DATA ENTRIES start

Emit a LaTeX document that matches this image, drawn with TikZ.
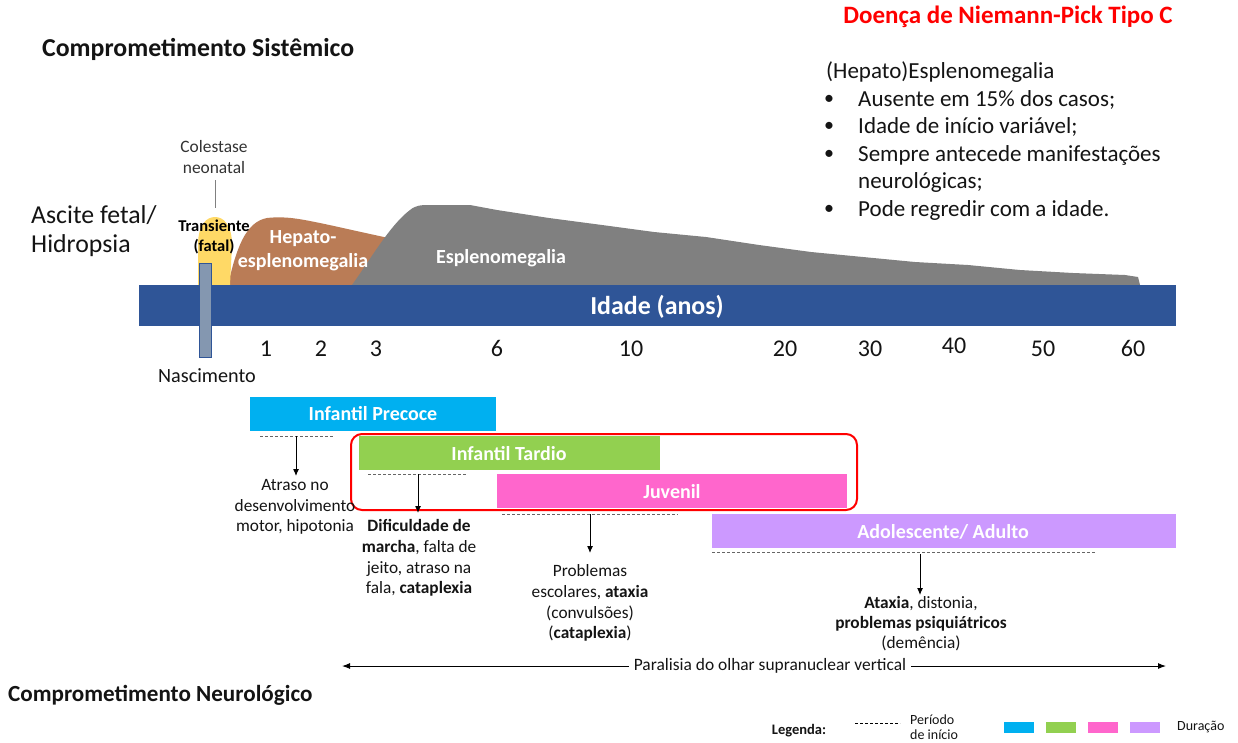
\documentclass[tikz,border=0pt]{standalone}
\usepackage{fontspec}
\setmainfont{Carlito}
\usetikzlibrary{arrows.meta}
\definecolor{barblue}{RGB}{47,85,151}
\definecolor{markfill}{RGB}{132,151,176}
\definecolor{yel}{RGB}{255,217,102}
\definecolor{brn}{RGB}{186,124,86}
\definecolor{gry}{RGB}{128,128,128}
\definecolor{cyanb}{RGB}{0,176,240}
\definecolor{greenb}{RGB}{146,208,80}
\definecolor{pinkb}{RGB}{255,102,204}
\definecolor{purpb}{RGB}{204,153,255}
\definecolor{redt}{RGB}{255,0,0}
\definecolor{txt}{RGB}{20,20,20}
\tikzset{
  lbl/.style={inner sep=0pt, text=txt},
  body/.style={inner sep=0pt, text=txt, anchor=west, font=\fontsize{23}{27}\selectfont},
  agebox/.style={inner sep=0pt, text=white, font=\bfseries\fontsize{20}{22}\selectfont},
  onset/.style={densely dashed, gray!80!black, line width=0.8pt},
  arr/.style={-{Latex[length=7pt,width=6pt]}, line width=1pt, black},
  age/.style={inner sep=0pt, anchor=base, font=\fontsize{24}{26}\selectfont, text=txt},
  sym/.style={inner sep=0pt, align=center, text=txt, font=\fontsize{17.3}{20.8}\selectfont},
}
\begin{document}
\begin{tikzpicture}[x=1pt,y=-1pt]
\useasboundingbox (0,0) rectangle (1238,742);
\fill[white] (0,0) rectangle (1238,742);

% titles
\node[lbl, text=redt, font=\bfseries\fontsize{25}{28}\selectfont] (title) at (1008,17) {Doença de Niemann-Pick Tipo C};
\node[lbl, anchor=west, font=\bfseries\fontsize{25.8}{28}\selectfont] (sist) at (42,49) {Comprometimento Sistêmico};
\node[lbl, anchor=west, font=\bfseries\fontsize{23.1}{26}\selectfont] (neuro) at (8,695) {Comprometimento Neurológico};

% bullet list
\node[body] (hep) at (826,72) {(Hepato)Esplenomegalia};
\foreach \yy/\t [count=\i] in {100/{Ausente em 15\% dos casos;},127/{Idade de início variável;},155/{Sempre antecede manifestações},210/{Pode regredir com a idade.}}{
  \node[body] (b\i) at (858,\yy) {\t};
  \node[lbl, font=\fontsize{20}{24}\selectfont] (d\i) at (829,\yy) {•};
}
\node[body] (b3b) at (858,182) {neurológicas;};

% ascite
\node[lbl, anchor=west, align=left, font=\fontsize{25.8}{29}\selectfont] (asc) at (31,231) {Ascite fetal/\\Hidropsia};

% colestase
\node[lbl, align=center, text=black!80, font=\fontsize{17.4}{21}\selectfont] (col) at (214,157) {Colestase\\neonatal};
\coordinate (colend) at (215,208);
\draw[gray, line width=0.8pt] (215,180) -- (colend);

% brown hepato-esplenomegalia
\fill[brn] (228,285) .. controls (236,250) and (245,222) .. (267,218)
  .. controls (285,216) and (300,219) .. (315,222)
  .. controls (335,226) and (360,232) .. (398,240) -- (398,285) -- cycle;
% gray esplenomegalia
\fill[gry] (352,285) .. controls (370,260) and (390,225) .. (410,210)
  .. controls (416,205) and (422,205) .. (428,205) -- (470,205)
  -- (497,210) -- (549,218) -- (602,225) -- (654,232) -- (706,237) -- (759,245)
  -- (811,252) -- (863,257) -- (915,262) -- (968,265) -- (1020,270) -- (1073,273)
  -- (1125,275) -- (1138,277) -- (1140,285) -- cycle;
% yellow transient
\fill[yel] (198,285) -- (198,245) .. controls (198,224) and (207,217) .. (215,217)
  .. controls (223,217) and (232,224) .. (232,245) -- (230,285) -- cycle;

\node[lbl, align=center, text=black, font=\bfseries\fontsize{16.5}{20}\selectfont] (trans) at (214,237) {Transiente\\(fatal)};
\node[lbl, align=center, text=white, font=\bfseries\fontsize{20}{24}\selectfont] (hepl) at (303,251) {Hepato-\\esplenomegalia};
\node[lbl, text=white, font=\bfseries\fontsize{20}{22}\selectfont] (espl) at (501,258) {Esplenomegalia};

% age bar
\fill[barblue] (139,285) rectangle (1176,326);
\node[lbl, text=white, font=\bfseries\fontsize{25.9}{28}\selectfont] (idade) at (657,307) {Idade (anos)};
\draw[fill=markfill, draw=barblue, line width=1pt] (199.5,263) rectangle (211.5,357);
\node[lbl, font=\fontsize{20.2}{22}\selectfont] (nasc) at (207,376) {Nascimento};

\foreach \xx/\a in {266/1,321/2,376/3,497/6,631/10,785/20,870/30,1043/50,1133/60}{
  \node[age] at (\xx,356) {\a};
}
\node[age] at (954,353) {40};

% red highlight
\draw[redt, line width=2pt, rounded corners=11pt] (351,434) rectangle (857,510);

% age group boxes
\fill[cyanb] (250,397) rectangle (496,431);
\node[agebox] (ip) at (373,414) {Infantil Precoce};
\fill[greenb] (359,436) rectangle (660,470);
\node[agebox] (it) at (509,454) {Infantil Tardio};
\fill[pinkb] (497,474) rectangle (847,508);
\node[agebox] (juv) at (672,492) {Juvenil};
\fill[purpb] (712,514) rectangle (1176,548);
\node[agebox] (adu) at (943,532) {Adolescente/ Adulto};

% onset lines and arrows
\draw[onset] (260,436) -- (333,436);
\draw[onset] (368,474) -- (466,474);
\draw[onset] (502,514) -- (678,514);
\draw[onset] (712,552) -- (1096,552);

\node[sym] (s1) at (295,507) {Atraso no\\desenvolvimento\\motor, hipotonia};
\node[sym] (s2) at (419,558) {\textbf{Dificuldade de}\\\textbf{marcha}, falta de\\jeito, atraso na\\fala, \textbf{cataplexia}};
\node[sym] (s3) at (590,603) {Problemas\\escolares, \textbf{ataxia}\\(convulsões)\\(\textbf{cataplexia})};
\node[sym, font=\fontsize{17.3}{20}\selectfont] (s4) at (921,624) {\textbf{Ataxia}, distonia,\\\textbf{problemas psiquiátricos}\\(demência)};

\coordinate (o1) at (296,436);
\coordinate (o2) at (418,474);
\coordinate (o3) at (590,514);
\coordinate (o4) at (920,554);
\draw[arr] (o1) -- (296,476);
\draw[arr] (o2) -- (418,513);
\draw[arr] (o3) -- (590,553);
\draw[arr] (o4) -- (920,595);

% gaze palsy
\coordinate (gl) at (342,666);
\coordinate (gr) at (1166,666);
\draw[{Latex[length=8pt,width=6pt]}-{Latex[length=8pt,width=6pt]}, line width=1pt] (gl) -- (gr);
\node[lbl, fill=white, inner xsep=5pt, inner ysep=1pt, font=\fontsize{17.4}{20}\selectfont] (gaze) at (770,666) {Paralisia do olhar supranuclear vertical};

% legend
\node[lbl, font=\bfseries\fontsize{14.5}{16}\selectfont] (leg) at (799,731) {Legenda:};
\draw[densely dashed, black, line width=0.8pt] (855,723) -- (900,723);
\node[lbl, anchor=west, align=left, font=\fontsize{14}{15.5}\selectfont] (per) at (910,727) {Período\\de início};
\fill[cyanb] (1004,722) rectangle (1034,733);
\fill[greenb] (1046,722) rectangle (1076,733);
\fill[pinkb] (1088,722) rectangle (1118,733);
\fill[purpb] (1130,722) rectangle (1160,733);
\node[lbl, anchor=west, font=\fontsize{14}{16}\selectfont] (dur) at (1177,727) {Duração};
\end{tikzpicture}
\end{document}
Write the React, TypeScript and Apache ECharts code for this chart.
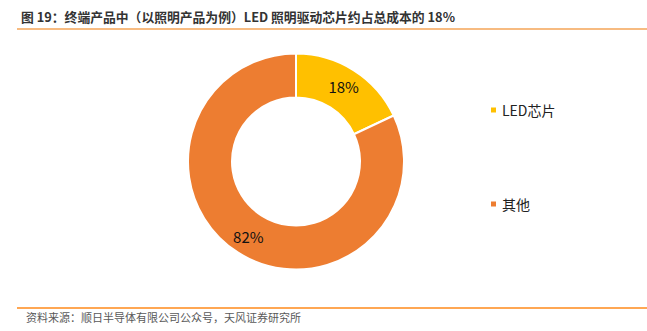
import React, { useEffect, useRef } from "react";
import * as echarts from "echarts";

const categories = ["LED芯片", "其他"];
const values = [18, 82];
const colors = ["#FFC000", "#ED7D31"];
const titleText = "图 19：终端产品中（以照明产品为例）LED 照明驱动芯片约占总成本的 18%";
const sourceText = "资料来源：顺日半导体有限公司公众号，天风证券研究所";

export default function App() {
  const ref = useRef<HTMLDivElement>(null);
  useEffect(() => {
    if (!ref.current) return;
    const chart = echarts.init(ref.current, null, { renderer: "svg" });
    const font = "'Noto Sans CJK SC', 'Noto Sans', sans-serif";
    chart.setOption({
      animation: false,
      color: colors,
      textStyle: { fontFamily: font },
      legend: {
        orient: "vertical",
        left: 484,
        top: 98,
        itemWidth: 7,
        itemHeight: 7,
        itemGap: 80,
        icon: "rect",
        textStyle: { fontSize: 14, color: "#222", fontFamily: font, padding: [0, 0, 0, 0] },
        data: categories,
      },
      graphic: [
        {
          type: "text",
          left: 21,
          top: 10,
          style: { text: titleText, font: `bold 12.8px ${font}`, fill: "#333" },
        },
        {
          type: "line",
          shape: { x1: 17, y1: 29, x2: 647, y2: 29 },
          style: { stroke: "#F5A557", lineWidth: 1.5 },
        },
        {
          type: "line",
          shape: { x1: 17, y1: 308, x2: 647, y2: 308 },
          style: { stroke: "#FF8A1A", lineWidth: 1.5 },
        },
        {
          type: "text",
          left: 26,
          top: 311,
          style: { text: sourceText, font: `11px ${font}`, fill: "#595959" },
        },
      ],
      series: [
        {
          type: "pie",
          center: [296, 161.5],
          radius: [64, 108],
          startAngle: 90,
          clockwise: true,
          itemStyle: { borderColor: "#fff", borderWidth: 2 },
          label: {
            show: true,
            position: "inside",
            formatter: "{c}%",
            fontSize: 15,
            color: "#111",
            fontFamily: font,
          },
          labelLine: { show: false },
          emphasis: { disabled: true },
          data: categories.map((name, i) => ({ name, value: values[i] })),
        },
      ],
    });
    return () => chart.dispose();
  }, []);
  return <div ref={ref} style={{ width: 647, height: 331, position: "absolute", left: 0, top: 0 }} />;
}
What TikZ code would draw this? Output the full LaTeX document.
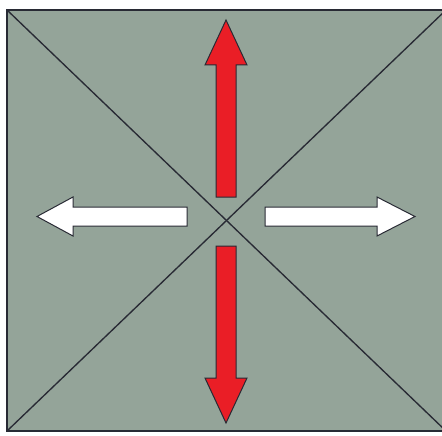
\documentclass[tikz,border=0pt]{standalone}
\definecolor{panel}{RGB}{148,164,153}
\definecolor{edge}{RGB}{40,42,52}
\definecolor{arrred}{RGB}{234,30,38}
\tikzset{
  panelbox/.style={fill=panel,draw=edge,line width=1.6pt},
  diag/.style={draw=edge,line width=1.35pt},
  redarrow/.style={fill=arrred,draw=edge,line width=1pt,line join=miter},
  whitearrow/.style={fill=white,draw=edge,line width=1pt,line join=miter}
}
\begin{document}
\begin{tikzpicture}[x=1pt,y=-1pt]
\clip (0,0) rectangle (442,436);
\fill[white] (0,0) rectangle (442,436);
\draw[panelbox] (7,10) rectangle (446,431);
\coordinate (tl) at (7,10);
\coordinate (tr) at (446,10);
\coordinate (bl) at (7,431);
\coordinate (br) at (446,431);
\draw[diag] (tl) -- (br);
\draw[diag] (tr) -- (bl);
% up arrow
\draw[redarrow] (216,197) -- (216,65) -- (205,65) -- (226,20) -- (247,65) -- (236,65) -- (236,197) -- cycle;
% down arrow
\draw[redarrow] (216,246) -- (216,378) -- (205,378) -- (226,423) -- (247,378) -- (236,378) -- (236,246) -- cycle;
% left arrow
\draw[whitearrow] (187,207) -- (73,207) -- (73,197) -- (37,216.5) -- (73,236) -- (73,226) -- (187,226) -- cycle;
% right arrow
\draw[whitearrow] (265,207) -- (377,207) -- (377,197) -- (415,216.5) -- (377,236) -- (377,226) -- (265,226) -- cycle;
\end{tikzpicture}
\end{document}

DATA ENTRIES end

== BRIEF ==
A single figure is required: the number of lines above in which the word "React" occurs.

== FULL OUTPUT ==
2